Olaf Scholz kann man anders verstehen, wenn er sagt, wir müssten erst den Peak abwarten, erst dann könne man sich über Öffnungen unterhalten.

Lindner: Er hat Recht, dass wir zum jetzigen Zeitpunkt prinzipiell weiter umsichtig sein müssen. Über einzelne Vorgaben wie 2G im Handel, einen Stufenplan zur Öffnung und vor allem die Perspektive nach dem 19. März muss aber gesprochen werden. Im März muss ja neu über die gesetzlichen Grundlagen für alle Corona-Maßnahmen entschieden werden.

Aber ist das relevant? Dieses Datum stammt aus einem Gesetz, das verabschiedet wurde, als Omikron noch nicht mal wirklich Thema war.

Lindner: Das ist äußerst relevant. Herr Kretschmann (Winfried Kretschman, Ministerpräsident von Baden-Württemberg, Anmerk. d. Red.) sprach ja neulich schon von Freiheitseinschränkungen bis Ostern. Entscheidend ist aber nicht der Osterhase, sondern die Lage der Pandemie. Es war daher ein Anliegen der FDP, dass das Parlament regelmäßig überprüft, welche Maßnahmen nötig und verhältnismäßig sind. Eingriffe in unsere Grundrechte dürfen nach unserer Überzeugung nicht automatisch verlängert werden. Deshalb wird sich der Deutsche Bundestag damit befassen müssen.

Das Parlament war gerade nicht beteiligt, als jüngst das Robert-Koch-Institut quasi über Nacht den Genesenenstatus verkürzte. Die Kommunikation war nicht gut und die Entscheidung sorgte für großen Unmut. Ist das nicht sehr riskant, einer Behörde in der jetzigen Situation solche Befugnisse zu geben?

Lindner: Ihre Beschreibung trifft auch meinen Eindruck. Erstens hat der Wissenschaftliche Dienst des Bundestags inzwischen Zweifel angemeldet, ob eine solche Entscheidung, die grundrechtsrelevant ist, eigentlich von einer nachgeordneten Behörde im Verwaltungsverfahren erfolgen kann.
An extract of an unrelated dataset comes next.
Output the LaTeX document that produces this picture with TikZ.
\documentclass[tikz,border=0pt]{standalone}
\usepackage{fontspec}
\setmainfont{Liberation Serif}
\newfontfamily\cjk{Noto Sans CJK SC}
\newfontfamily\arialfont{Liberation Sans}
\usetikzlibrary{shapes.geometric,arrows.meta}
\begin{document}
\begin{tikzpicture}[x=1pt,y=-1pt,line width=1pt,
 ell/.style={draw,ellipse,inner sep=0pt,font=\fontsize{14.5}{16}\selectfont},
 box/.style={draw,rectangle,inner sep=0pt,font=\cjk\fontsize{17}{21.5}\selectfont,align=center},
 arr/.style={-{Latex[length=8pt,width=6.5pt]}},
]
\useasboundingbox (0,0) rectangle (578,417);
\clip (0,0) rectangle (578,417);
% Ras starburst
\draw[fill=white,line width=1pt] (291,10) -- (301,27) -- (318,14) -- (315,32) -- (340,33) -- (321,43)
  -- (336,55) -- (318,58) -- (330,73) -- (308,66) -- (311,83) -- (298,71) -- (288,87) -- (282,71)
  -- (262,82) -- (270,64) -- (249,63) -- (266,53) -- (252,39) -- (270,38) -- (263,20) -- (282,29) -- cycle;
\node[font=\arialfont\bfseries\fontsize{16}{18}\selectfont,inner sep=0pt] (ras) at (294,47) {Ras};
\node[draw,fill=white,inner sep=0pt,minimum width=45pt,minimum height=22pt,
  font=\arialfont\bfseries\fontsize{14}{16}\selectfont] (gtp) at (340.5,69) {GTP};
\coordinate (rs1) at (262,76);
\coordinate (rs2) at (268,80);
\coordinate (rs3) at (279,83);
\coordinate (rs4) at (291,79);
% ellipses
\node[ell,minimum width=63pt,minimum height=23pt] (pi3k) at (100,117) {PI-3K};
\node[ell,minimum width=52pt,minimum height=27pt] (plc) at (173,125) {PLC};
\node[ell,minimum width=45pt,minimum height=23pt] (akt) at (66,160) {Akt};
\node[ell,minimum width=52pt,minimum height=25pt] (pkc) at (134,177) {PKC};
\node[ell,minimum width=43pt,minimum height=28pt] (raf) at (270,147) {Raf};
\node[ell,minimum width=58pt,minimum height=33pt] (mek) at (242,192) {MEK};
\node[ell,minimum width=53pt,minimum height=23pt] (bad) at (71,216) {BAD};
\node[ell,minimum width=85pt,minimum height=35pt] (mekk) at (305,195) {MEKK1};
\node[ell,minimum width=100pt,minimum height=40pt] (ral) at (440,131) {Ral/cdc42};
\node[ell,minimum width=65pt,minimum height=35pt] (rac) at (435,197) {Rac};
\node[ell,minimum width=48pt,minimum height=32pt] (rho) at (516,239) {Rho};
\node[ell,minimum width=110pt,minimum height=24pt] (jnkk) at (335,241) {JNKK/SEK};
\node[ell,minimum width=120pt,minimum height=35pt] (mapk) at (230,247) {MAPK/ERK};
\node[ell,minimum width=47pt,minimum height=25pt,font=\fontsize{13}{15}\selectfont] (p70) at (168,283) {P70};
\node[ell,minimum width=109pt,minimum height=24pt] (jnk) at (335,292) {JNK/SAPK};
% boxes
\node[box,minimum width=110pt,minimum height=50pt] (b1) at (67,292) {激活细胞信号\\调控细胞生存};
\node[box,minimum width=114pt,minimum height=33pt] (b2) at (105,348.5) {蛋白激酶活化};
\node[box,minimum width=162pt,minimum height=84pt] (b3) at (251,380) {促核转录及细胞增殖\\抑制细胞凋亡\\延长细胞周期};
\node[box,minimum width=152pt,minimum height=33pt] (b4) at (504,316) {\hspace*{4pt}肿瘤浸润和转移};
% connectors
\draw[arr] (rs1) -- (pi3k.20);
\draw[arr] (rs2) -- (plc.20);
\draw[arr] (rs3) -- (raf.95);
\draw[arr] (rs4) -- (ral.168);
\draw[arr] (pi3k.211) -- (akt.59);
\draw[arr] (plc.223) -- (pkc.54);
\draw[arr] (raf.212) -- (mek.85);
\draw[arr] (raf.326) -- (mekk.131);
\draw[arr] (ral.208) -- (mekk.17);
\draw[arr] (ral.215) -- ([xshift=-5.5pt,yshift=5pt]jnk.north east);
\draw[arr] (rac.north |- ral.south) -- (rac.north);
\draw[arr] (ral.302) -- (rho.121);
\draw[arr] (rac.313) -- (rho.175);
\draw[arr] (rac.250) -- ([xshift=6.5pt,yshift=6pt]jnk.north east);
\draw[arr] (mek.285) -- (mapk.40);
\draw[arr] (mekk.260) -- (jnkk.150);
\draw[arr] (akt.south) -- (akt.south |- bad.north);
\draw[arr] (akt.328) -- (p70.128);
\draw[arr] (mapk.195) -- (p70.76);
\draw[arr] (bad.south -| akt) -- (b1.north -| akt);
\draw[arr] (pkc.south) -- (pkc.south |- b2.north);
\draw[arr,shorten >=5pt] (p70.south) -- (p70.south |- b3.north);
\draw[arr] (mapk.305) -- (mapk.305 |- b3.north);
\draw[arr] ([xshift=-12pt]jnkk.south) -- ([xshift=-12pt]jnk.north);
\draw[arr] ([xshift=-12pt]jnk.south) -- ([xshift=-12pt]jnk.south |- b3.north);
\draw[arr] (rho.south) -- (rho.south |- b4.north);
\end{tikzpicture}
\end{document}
Zweitens überzeugt mich die Verkürzung des Genesenenstatus auf drei Monate auch in der Sache noch nicht, weil viele in Europa es eben ganz anders handhaben. Drittens verwundert mich die Kommunikation des RKI nicht zum ersten Mal. Wir werden darüber beraten, welche Konsequenzen nötig sind.
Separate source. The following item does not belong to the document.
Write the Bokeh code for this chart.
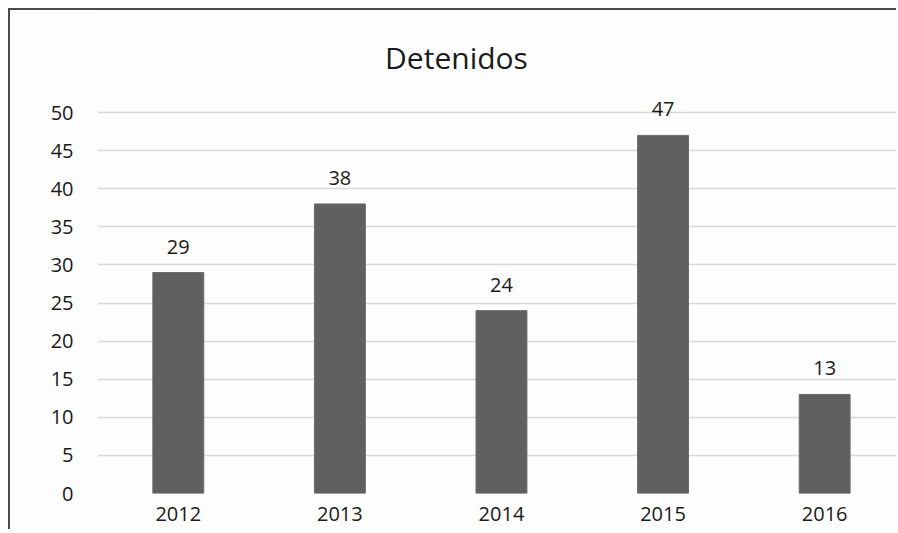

Wir sind in Deutschland in dieser schwierigen Situation, weil viele Menschen im Land noch immer nicht geimpft sind und es offenbar bislang auch nicht vorhaben. Was meinen Sie: Wird es in Deutschland in absehbarer Zeit eine allgemeine Impfpflicht geben?

Lindner: Ich kann die Meinungsbildung des Deutschen Bundestages nicht vorwegnehmen. Es ist noch vieles im Fluss.

In Ihrer eigenen Fraktion gibt es Ablehnung und Befürwortung der allgemeinen Impfpflicht und die Idee, eine solche für über 50-Jährige einzuführen mit verpflichtender Beratung ab 18.

Lindner: Ja, das zeigt: In dieser Frage gibt es kein richtig oder falsch, sondern unterschiedliche Abwägungen.

Die erste Debatte dazu im Bundestag hob sehr auf Grundgesetzfragen und moralische Aspekte ab, aber es fehlte die Frage: Wie setzen wir die Impfpflicht ohne Impfregister überhaupt um? Heißt „stichprobenartige Kontrolle“, bei einer Verkehrskontrolle lässt die Polizei sich dann auch den Impfstatus vorlegen? Die „stichprobenartigen“ 3G-Kontrollen in der Deutschen Bahn haben wir zumindest noch nie erlebt.

Lindner: Ihr Einwand ist berechtigt. Für die Klärung genau solcher Fragen ist noch Zeit nötig. Es werden immer wieder neue Argumente vorgetragen, die auch meine Abwägung verändern.